13-year-old Mexican girl says smuggler ignored plea to save drowning family, kicked her

By Elliot Spagat, AP
Thursday, October 15, 2009

Mexican girl: Smuggler ignored plea to save family

EL CENTRO, Calif. — Cecilia Cid-Contreras remembers waking up underwater, unable to breathe. A migrant smuggler had just plunged a GMC Suburban packed with about 20 suspected illegal immigrants into a canal, including Cid-Contreras’ parents and 10-year-old brother.

After swimming to a bank, the 12-year-old pleaded with the smuggler to save her family.

He refused and kicked her once in the stomach, Cid-Contreras, now 13, told jurors Thursday in Imperial Superior Court.

Cid-Contreras, whose family died in the wreck, is a key prosecution witness against Alejandro Toribio Gama, a 16-year-old Mexican accused of driving the Suburban into a canal in July 2008, killing six passengers. Toribio Gama is charged as an adult with murder. If convicted, he faces a maximum sentence of life in prison.

His attorney, Benjamin Salorio, maintains that Toribio Gama was not the driver. And even if he was, it still wouldn’t justify murder charges, Salorio said.

Prosecutor Jill Cristich asked Cid-Contreras to remember what she told the driver while she and other survivors waited on the bank for about 40 minutes.

“To help get my family back,” she replied.

In a potential setback for prosecutors, the girl said she could not identify the driver in the courtroom, with Toribio Gama sitting a few feet from her. She also didn’t remember identifying the defendant in a photo lineup a few days after the crash.

Cid-Contreras recounted the end of her family’s journey from a village in central Mexico to California’s Imperial Valley, about 120 miles east of San Diego — a tragic tale of the enormous risks that some migrant smugglers take to elude authorities. She spoke quietly and in short sentences, showing no emotion.

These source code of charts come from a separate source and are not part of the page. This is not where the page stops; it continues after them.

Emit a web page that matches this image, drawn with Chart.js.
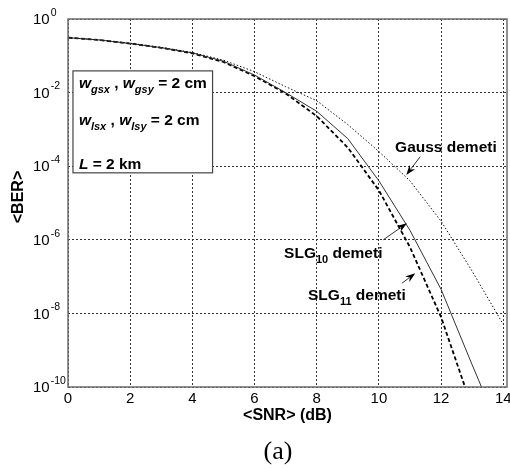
<!DOCTYPE html>
<html>
<head>
<meta charset="utf-8">
<script src="https://cdn.jsdelivr.net/npm/chart.js@4"></script>
<style>
  body { margin: 0; background: #fff; }
  canvas { display: block; }
</style>
</head>
<body>
<canvas id="berChart" width="510" height="469"></canvas>
<script>
// BER vs SNR for Gauss / SLG demeti receivers

const snrTicks = [0, 2, 4, 6, 8, 10, 12, 14];
const berTicks = [1, 1e-2, 1e-4, 1e-6, 1e-8, 1e-10];
const berTickExp = ['0', '-2', '-4', '-6', '-8', '-10'];

const snrGauss = [0, 1, 2, 3, 4, 5, 6, 7, 8, 9, 10, 11, 12, 13, 14];
const berGauss = [3.1e-1, 2.7e-1, 2.2e-1, 1.7e-1, 1.23e-1, 7.6e-2, 3.7e-2, 1.45e-2, 6.0e-3, 1.35e-3, 2.5e-4, 4.0e-5, 3.2e-6, 1.4e-7, 5.0e-9];

const snrSlg10 = [0, 1, 2, 3, 4, 5, 6, 7, 8, 9, 10, 11, 12, 13, 13.3];
const berSlg10 = [3.1e-1, 2.7e-1, 2.15e-1, 1.66e-1, 1.2e-1, 7.1e-2, 3.0e-2, 1.0e-2, 3.1e-3, 5.6e-4, 4.0e-5, 1.8e-6, 4.5e-8, 4.0e-10, 1.0e-10];

const snrSlg11 = [0, 1, 2, 3, 4, 5, 6, 7, 8, 9, 10, 11, 12, 12.77];
const berSlg11 = [3.1e-1, 2.7e-1, 2.15e-1, 1.65e-1, 1.17e-1, 6.8e-2, 2.8e-2, 9.5e-3, 2.3e-3, 3.2e-4, 2.2e-5, 6.3e-7, 7.9e-9, 1.0e-10];

const SANS = '"Liberation Sans", Arial, sans-serif';

function toPoints(xs, ys) {
  return xs.map((x, i) => ({ x: x, y: ys[i] }));
}

// draw a run of text pieces (main text + subscripts) left to right
function drawRuns(ctx, x, y, runs) {
  let cx = x;
  runs.forEach(r => {
    ctx.font = r.font;
    ctx.fillText(r.t, cx, y + (r.dy || 0));
    cx += ctx.measureText(r.t).width;
  });
}

function arrow(ctx, x1, y1, x2, y2) {
  const ang = Math.atan2(y2 - y1, x2 - x1);
  const len = 10, half = 3.5;
  ctx.beginPath();
  ctx.moveTo(x1, y1);
  ctx.lineTo(x2 - Math.cos(ang) * len * 0.8, y2 - Math.sin(ang) * len * 0.8);
  ctx.strokeStyle = '#000';
  ctx.lineWidth = 0.8;
  ctx.stroke();
  ctx.beginPath();
  ctx.moveTo(x2, y2);
  ctx.lineTo(x2 - Math.cos(ang) * len - Math.sin(ang) * half, y2 - Math.sin(ang) * len + Math.cos(ang) * half);
  ctx.lineTo(x2 - Math.cos(ang) * len * 0.7, y2 - Math.sin(ang) * len * 0.7);
  ctx.lineTo(x2 - Math.cos(ang) * len + Math.sin(ang) * half, y2 - Math.sin(ang) * len - Math.cos(ang) * half);
  ctx.closePath();
  ctx.fillStyle = '#000';
  ctx.fill();
}

const decorations = {
  id: 'decorations',
  afterDraw(chart) {
    const ctx = chart.ctx;
    const xs = chart.scales.x, ys = chart.scales.y;
    const area = chart.chartArea;
    const px = v => xs.getPixelForValue(v);
    const py = v => ys.getPixelForValue(v);

    ctx.save();
    // axes box
    ctx.strokeStyle = '#6e6e6e';
    ctx.lineWidth = 1.5;
    ctx.strokeRect(area.left, area.top, area.right - area.left, area.bottom - area.top);

    ctx.fillStyle = '#000';
    // y tick labels 10^n
    berTicks.forEach((v, i) => {
      const y = py(v);
      ctx.textAlign = 'left';
      ctx.textBaseline = 'middle';
      ctx.font = '15px ' + SANS;
      ctx.fillText('10', 33, y + 1);
      const w = ctx.measureText('10').width;
      ctx.font = '10.5px ' + SANS;
      ctx.fillText(berTickExp[i], 33 + w + 1, y - 6);
    });

    // x tick labels
    ctx.font = '15px ' + SANS;
    ctx.textAlign = 'center';
    ctx.textBaseline = 'top';
    snrTicks.forEach(v => ctx.fillText(String(v), px(v), area.bottom + 4));

    // axis titles
    ctx.font = 'bold 16px ' + SANS;
    ctx.textBaseline = 'middle';
    ctx.fillText('<SNR> (dB)', (area.left + area.right) / 2, 416);
    ctx.save();
    ctx.translate(19, 197);
    ctx.rotate(-Math.PI / 2);
    ctx.fillText('<BER>', 0, 0);
    ctx.restore();

    // caption
    ctx.font = '26px "Liberation Serif", "Times New Roman", serif';
    ctx.fillText('(a)', 278, 452);

    // parameter box
    const bx1 = px(0.16), bx2 = px(4.65), by1 = py(10 ** -1.41), by2 = py(10 ** -4.18);
    ctx.fillStyle = '#fff';
    ctx.fillRect(bx1, by1, bx2 - bx1, by2 - by1);
    ctx.strokeStyle = '#444';
    ctx.lineWidth = 1.2;
    ctx.strokeRect(bx1, by1, bx2 - bx1, by2 - by1);

    ctx.fillStyle = '#000';
    ctx.textAlign = 'left';
    ctx.textBaseline = 'alphabetic';
    const big = 'bold 15.5px ' + SANS, bigIt = 'italic bold 15.5px ' + SANS, sub = 'italic bold 11px ' + SANS;
    const tx = px(0.35);
    drawRuns(ctx, tx, py(10 ** -1.875), [
      { t: 'w', font: bigIt }, { t: 'gsx', font: sub, dy: 5 }, { t: ' , ', font: big },
      { t: 'w', font: bigIt }, { t: 'gsy', font: sub, dy: 5 }, { t: ' = 2 cm', font: big }
    ]);
    drawRuns(ctx, tx, py(10 ** -2.88), [
      { t: 'w', font: bigIt }, { t: 'lsx', font: sub, dy: 5 }, { t: ' , ', font: big },
      { t: 'w', font: bigIt }, { t: 'lsy', font: sub, dy: 5 }, { t: ' = 2 cm', font: big }
    ]);
    drawRuns(ctx, tx, py(10 ** -4.08), [
      { t: 'L', font: bigIt }, { t: ' = 2 km', font: big }
    ]);

    // curve labels
    const subN = 'bold 11px ' + SANS;
    drawRuns(ctx, px(10.52), py(10 ** -3.61), [{ t: 'Gauss demeti', font: big }]);
    drawRuns(ctx, px(6.95), py(10 ** -6.49), [
      { t: 'SLG', font: big }, { t: '10', font: subN, dy: 5 }, { t: ' demeti', font: big }
    ]);
    drawRuns(ctx, px(7.72), py(10 ** -7.64), [
      { t: 'SLG', font: big }, { t: '11', font: subN, dy: 5 }, { t: ' demeti', font: big }
    ]);

    arrow(ctx, px(11.33), py(10 ** -3.74), px(10.88), py(10 ** -4.24));
    arrow(ctx, px(10.14), py(10 ** -6.0), px(10.9), py(10 ** -5.55));
    arrow(ctx, px(10.74), py(10 ** -7.18), px(11.17), py(10 ** -6.91));
    ctx.restore();
  }
};

const ctx = document.getElementById('berChart').getContext('2d');

window.berChart = new Chart(ctx, {
  type: 'line',
  data: {
    datasets: [
      {
        label: 'Gauss demeti',
        data: toPoints(snrGauss, berGauss),
        borderColor: '#111',
        borderWidth: 1,
        borderDash: [1.5, 2],
        pointRadius: 0,
        tension: 0
      },
      {
        label: 'SLG10 demeti',
        data: toPoints(snrSlg10, berSlg10),
        borderColor: '#333',
        borderWidth: 1,
        pointRadius: 0,
        tension: 0
      },
      {
        label: 'SLG11 demeti',
        data: toPoints(snrSlg11, berSlg11),
        borderColor: '#000',
        borderWidth: 1.8,
        borderDash: [4, 2.5],
        pointRadius: 0,
        tension: 0
      }
    ]
  },
  options: {
    responsive: false,
    animation: false,
    devicePixelRatio: 1,
    layout: { padding: { left: 68, top: 19, right: 3, bottom: 82 } },
    plugins: {
      legend: { display: false },
      tooltip: { enabled: false }
    },
    scales: {
      x: {
        type: 'linear',
        min: 0,
        max: 14.12,
        afterBuildTicks: scale => { scale.ticks = snrTicks.map(v => ({ value: v })); },
        ticks: { display: false },
        grid: { color: '#333', lineWidth: 1, drawTicks: false },
        border: { display: false, dash: [2, 2] }
      },
      y: {
        type: 'logarithmic',
        min: 1e-10,
        max: 1,
        afterBuildTicks: scale => { scale.ticks = berTicks.map(v => ({ value: v })); },
        ticks: { display: false },
        grid: { color: '#333', lineWidth: 1, drawTicks: false },
        border: { display: false, dash: [2, 2] }
      }
    }
  },
  plugins: [decorations]
});
</script>
</body>
</html>
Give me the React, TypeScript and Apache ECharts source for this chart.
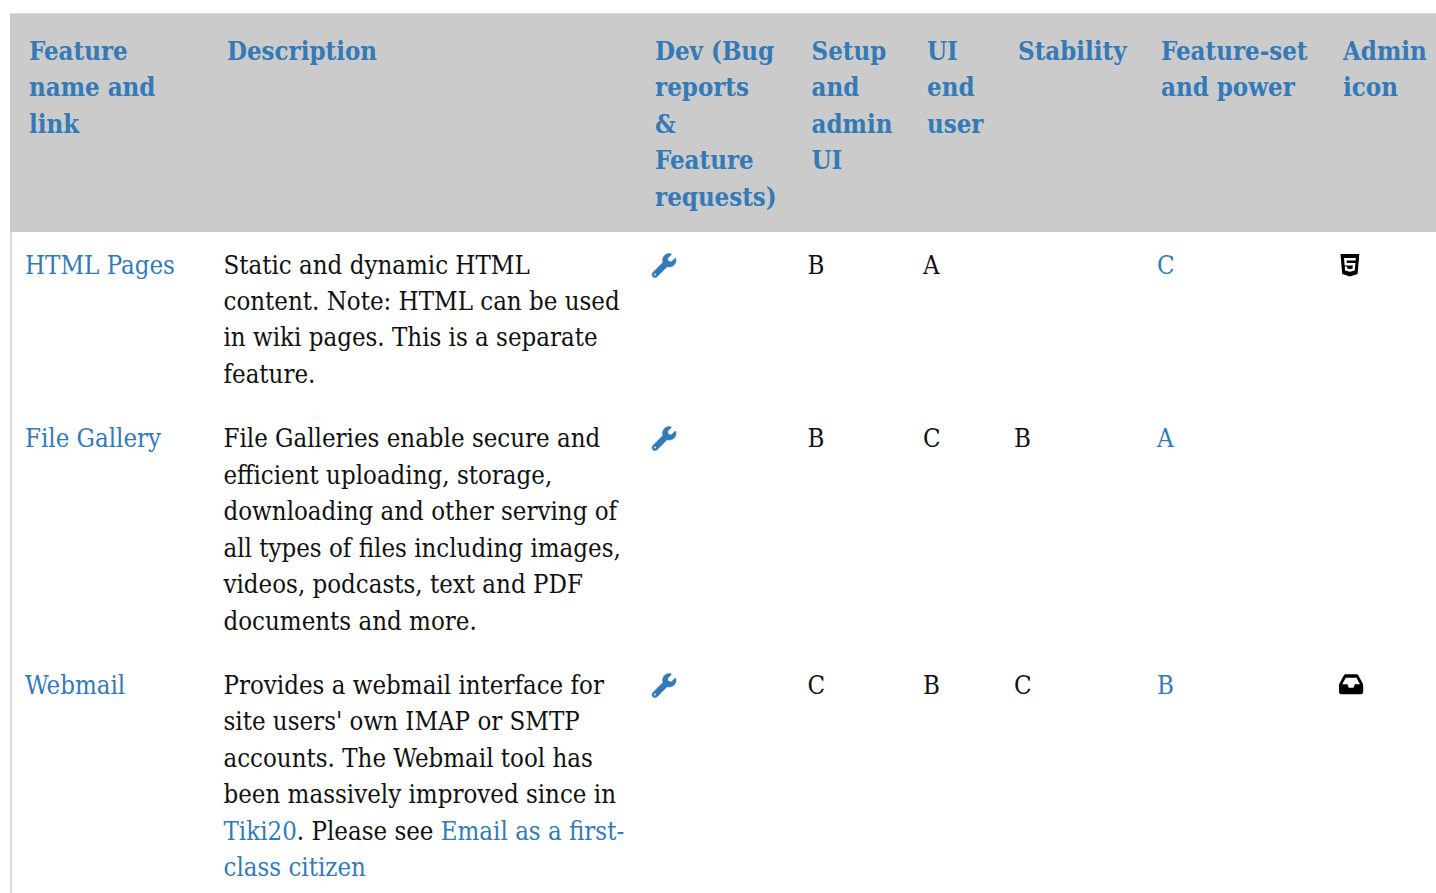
import React, { useEffect, useRef } from "react";
import * as echarts from "echarts";

const headers: string[][] = [
  ["Feature", "name and", "link"],
  ["Description"],
  ["Dev (Bug", "reports", "&", "Feature", "requests)"],
  ["Setup", "and", "admin", "UI"],
  ["UI", "end", "user"],
  ["Stability"],
  ["Feature-set", "and power"],
  ["Admin", "icon"],
];
const featureNames = ["HTML Pages", "File Gallery", "Webmail"];
const setupGrades = ["B", "B", "C"];
const uiGrades = ["A", "C", "B"];
const stabilityGrades = ["", "B", "C"];
const powerGrades = ["C", "A", "B"];
const adminIcons = ["html5", "", "inbox"];
const descriptions: string[][] = [
  ["Static and dynamic HTML", "content. Note: HTML can be used", "in wiki pages. This is a separate", "feature."],
  [
    "File Galleries enable secure and",
    "efficient uploading, storage,",
    "downloading and other serving of",
    "all types of files including images,",
    "videos, podcasts, text and PDF",
    "documents and more.",
  ],
  [
    "Provides a webmail interface for",
    "site users' own IMAP or SMTP",
    "accounts. The Webmail tool has",
    "been massively improved since in",
    "{l|Tiki20}{t|. Please see }{l|Email as a first-}",
    "{l|class citizen}",
  ],
];

const BLUE = "#337ab7";
const INK = "#111111";
const FONT = "'DejaVu Serif Condensed'";
const SIZE = 25.6;
const headerX = [29, 227, 655, 811.5, 927, 1018, 1161, 1343];
const headerY = [51, 87, 124, 160, 197];
const rowLineY = [
  [265, 301, 337, 374],
  [438, 475, 511, 548, 584, 621],
  [685, 721, 758, 794, 831, 867],
];
const cellX = { name: 25, desc: 223.5, tool: 652, setup: 807.5, ui: 923, stab: 1014, power: 1157, admin: 1339 };

const WRENCH =
  "M507.73 109.1c-2.24-9.03-13.54-12.09-20.12-5.51l-74.36 74.36-67.88-11.31-11.31-67.88 74.36-74.36c6.62-6.62 3.43-17.9-5.66-20.16-47.38-11.74-99.55.91-136.58 37.93-39.64 39.64-50.55 97.1-34.05 147.2L18.74 402.76c-24.99 24.99-24.99 65.51 0 90.5 24.99 24.99 65.51 24.99 90.5 0l213.21-213.21c50.12 16.71 107.47 5.68 147.37-34.22 37.07-37.07 49.7-89.32 37.91-136.73zM64 472c-13.25 0-24-10.75-24-24 0-13.26 10.75-24 24-24s24 10.74 24 24c0 13.25-10.75 24-24 24z";
const HTML5 =
  "M0 32l34.9 395.8L191.5 480l157.6-52.2L384 32H0zm308.2 127.9H124.4l4.1 49.4h175.6l-13.6 148.4-97.9 27v.3h-1.1l-98.7-27.3-6-75.8h47.7L138 320l53.5 14.5 53.7-14.5 6-62.2H84.3L71.5 112.2h241.1l-4.4 47.7z";
const INBOX =
  "M567.938 243.908L462.25 85.374A48.003 48.003 0 0 0 422.311 64H153.689a48 48 0 0 0-39.938 21.374L8.062 243.908A47.994 47.994 0 0 0 0 270.533V400c0 26.51 21.49 48 48 48h480c26.51 0 48-21.49 48-48V270.533a47.994 47.994 0 0 0-8.062-26.625zM162.252 128h251.497l85.333 128H376l-32 64H232l-32-64H76.918l85.334-128z";

echarts.graphic.registerShape("wrenchIcon", echarts.graphic.extendPath(WRENCH, {}) as any);
echarts.graphic.registerShape("html5Icon", echarts.graphic.extendPath(HTML5, {}) as any);
echarts.graphic.registerShape("inboxIcon", echarts.graphic.extendPath(INBOX, {}) as any);

function label(text: string, x: number, y: number, color: string, bold = false) {
  return {
    type: "text",
    x,
    y,
    silent: true,
    style: {
      text,
      fill: color,
      font: `${bold ? "bold " : ""}${SIZE}px ${FONT}`,
      textAlign: "left",
      textVerticalAlign: "middle",
      rich: {
        l: { fill: BLUE, font: `${SIZE}px ${FONT}` },
        t: { fill: INK, font: `${SIZE}px ${FONT}` },
      },
    },
  };
}

export default function App() {
  const ref = useRef<HTMLDivElement>(null);
  useEffect(() => {
    document.body.style.margin = "0";
    const chart = echarts.init(ref.current!, undefined, { renderer: "svg" });
    const els: any[] = [
      { type: "rect", shape: { x: 10, y: 13, width: 1426, height: 880 }, style: { fill: "#dddddd" }, silent: true },
      { type: "rect", shape: { x: 12, y: 232, width: 1424, height: 661 }, style: { fill: "#ffffff" }, silent: true },
      { type: "rect", shape: { x: 10, y: 14, width: 1426, height: 218 }, style: { fill: "#cbcbcb" }, silent: true },
    ];
    headers.forEach((lines, c) =>
      lines.forEach((t, i) => els.push(label(t, headerX[c], headerY[i], BLUE, true)))
    );
    featureNames.forEach((name, r) => {
      const y = rowLineY[r][0];
      els.push(label(name, cellX.name, y, BLUE));
      descriptions[r].forEach((t, i) => els.push(label(t, cellX.desc, rowLineY[r][i], INK)));
      els.push({
        type: "wrenchIcon",
        x: cellX.tool,
        y: y - 11.5,
        scaleX: 24 / 512,
        scaleY: 24 / 512,
        style: { fill: BLUE, stroke: BLUE, lineWidth: 10 },
        silent: true,
      });
      els.push(label(setupGrades[r], cellX.setup, y, INK));
      els.push(label(uiGrades[r], cellX.ui, y, INK));
      if (stabilityGrades[r]) els.push(label(stabilityGrades[r], cellX.stab, y, INK));
      els.push(label(powerGrades[r], cellX.power, y, BLUE));
      if (adminIcons[r] === "html5")
        els.push({
          type: "html5Icon",
          x: cellX.admin + 1.5,
          y: y - 12.5,
          scaleX: 19 / 384,
          scaleY: 24 / 480,
          style: { fill: "#000000" },
          silent: true,
        });
      if (adminIcons[r] === "inbox")
        els.push({
          type: "inboxIcon",
          x: cellX.admin,
          y: y - 14,
          scaleX: 24 / 576,
          scaleY: 20 / 384,
          style: { fill: "#000000" },
          silent: true,
        });
    });
    chart.setOption({ animation: false, backgroundColor: "#ffffff", graphic: { elements: els } });
    return () => chart.dispose();
  }, []);
  return <div ref={ref} style={{ width: 1436, height: 893 }} />;
}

She remembered kneeling on the floor of the front passenger seat, below a guide, as the driver accelerated to escape Westmorland police. Sirens were on.

Passengers demanded that the driver slow down and said he was crazy. She heard nothing from her brother, Juan Manuel, who was behind her, laying across women’s laps. Her mother was seated in the middle row. Her 40-year-old father and other men were laying down in the back.

“I was yelling to reduce the speed,” Cid-Contreras said in Spanish through a translator.

“Shut up already,” the driver replied.

The police ended their pursuit after about five minutes but the driver continued at a high speed for about 10 minutes before crashing, Cid-Contreras said.

The girl testified that she waited to cross the border with her family at a hotel in Mexicali, Mexico. Joined by another couple, they climbed a fence at night with a ladder. Guides gave them life jackets and pulled them across a river, floating on their backs.

They hid among bales of foliage, possibly alfalfa, after sunrise and were then driven to a shaded area near a river. The Suburban picked them up and drove into the night.

Cid-Contreras resumes her testimony Friday. She lives in Mexico with her grandparents.